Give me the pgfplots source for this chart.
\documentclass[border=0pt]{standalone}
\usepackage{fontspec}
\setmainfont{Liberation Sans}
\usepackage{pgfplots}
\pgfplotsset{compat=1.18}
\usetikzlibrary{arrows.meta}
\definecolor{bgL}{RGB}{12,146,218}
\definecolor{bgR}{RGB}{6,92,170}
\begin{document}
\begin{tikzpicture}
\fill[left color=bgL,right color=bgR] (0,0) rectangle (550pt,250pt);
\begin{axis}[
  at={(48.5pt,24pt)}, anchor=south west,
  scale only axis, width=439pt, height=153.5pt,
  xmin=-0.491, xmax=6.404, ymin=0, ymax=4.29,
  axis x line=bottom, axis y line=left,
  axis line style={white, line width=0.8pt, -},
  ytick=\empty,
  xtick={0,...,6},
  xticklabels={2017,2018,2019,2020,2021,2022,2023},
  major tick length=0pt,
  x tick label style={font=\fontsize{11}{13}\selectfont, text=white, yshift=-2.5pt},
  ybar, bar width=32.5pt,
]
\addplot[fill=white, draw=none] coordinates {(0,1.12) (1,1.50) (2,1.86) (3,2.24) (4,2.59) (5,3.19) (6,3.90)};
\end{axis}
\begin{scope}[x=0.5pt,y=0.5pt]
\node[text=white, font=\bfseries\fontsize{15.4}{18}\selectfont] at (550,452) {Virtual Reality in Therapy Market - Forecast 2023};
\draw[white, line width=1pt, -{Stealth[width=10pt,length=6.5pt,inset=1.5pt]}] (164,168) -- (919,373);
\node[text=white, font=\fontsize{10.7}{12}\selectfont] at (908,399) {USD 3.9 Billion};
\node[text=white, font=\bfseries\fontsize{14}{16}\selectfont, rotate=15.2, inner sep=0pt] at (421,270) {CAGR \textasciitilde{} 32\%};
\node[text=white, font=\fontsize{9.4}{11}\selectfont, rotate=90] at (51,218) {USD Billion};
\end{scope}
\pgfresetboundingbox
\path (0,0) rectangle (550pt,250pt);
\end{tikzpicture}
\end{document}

# Direction:
Transcribe the material above word for word.

# Exercise answer:
Give me the pgfplots source for this chart.
\documentclass[border=0pt]{standalone}
\usepackage{fontspec}
\setmainfont{Liberation Sans}
\usepackage{pgfplots}
\pgfplotsset{compat=1.18}
\usetikzlibrary{arrows.meta}
\definecolor{bgL}{RGB}{12,146,218}
\definecolor{bgR}{RGB}{6,92,170}
\begin{document}
\begin{tikzpicture}
\fill[left color=bgL,right color=bgR] (0,0) rectangle (550pt,250pt);
\begin{axis}[
  at={(48.5pt,24pt)}, anchor=south west,
  scale only axis, width=439pt, height=153.5pt,
  xmin=-0.491, xmax=6.404, ymin=0, ymax=4.29,
  axis x line=bottom, axis y line=left,
  axis line style={white, line width=0.8pt, -},
  ytick=\empty,
  xtick={0,...,6},
  xticklabels={2017,2018,2019,2020,2021,2022,2023},
  major tick length=0pt,
  x tick label style={font=\fontsize{11}{13}\selectfont, text=white, yshift=-2.5pt},
  ybar, bar width=32.5pt,
]
\addplot[fill=white, draw=none] coordinates {(0,1.12) (1,1.50) (2,1.86) (3,2.24) (4,2.59) (5,3.19) (6,3.90)};
\end{axis}
\begin{scope}[x=0.5pt,y=0.5pt]
\node[text=white, font=\bfseries\fontsize{15.4}{18}\selectfont] at (550,452) {Virtual Reality in Therapy Market - Forecast 2023};
\draw[white, line width=1pt, -{Stealth[width=10pt,length=6.5pt,inset=1.5pt]}] (164,168) -- (919,373);
\node[text=white, font=\fontsize{10.7}{12}\selectfont] at (908,399) {USD 3.9 Billion};
\node[text=white, font=\bfseries\fontsize{14}{16}\selectfont, rotate=15.2, inner sep=0pt] at (421,270) {CAGR \textasciitilde{} 32\%};
\node[text=white, font=\fontsize{9.4}{11}\selectfont, rotate=90] at (51,218) {USD Billion};
\end{scope}
\pgfresetboundingbox
\path (0,0) rectangle (550pt,250pt);
\end{tikzpicture}
\end{document}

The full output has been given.